A recurring challenge across brownfield environments is integrating existing manufacturing facilities with legacy equipment not originally designed for digital connectivity.1The Impact of NIS2 on Operational Technology (OT) When devices and edge gateways share common protocols and data models, teams avoid costly point-to-point integrations and can scale from one-off proofs of concept to full rollouts. Research indicates that predictive-maintenance programs built on open, connected sensor architectures can reduce annual maintenance costs by approximately 10% and cut unplanned downtime by roughly 20%, according to IoT For All analysis of connected factory programs.

"The clear demand from customers is for open standard solutions and a higher interoperability between existing control system solutions," according to automation engineers cited by Control Design, though full compatibility across mixed legacy estates remains difficult to achieve.

For procurement teams, multi-protocol support helps break single-vendor dependency, eliminating the need to source controller, I/O, HMI, and SCADA software from the same supplier.
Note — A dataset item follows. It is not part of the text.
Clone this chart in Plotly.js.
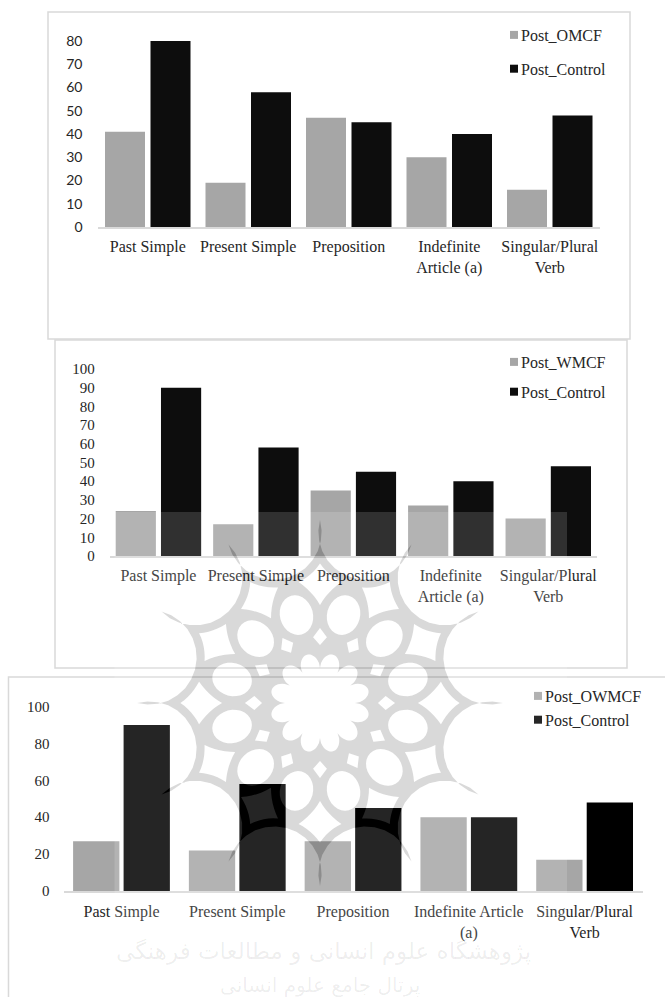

Embedding open-standard requirements in RFQ specifications - alongside ISA/IEC 62443 certification evidence - is emerging as a practical procurement control that simultaneously addresses interoperability and NIS2 supply chain security obligations.

Outlook

As of 2025, several EU member states have published detailed NIS2 security requirements, and implementation is actively underway across critical sectors. Manufacturers operating across EU jurisdictions face additional complexity as national transposition timelines and enforcement intensities vary. Research identifies lack of awareness and the evolving threat landscape as the key factors reinforcing compliance gaps, with technical complexity and financial constraints acting as mediators that transmit their influence toward operational failures. For plant managers and operations directors overseeing retrofit pipelines, aligning open-standard adoption with ISA/IEC 62443 security zone definitions offers the most direct path to satisfying both production continuity requirements and NIS2 audit readiness.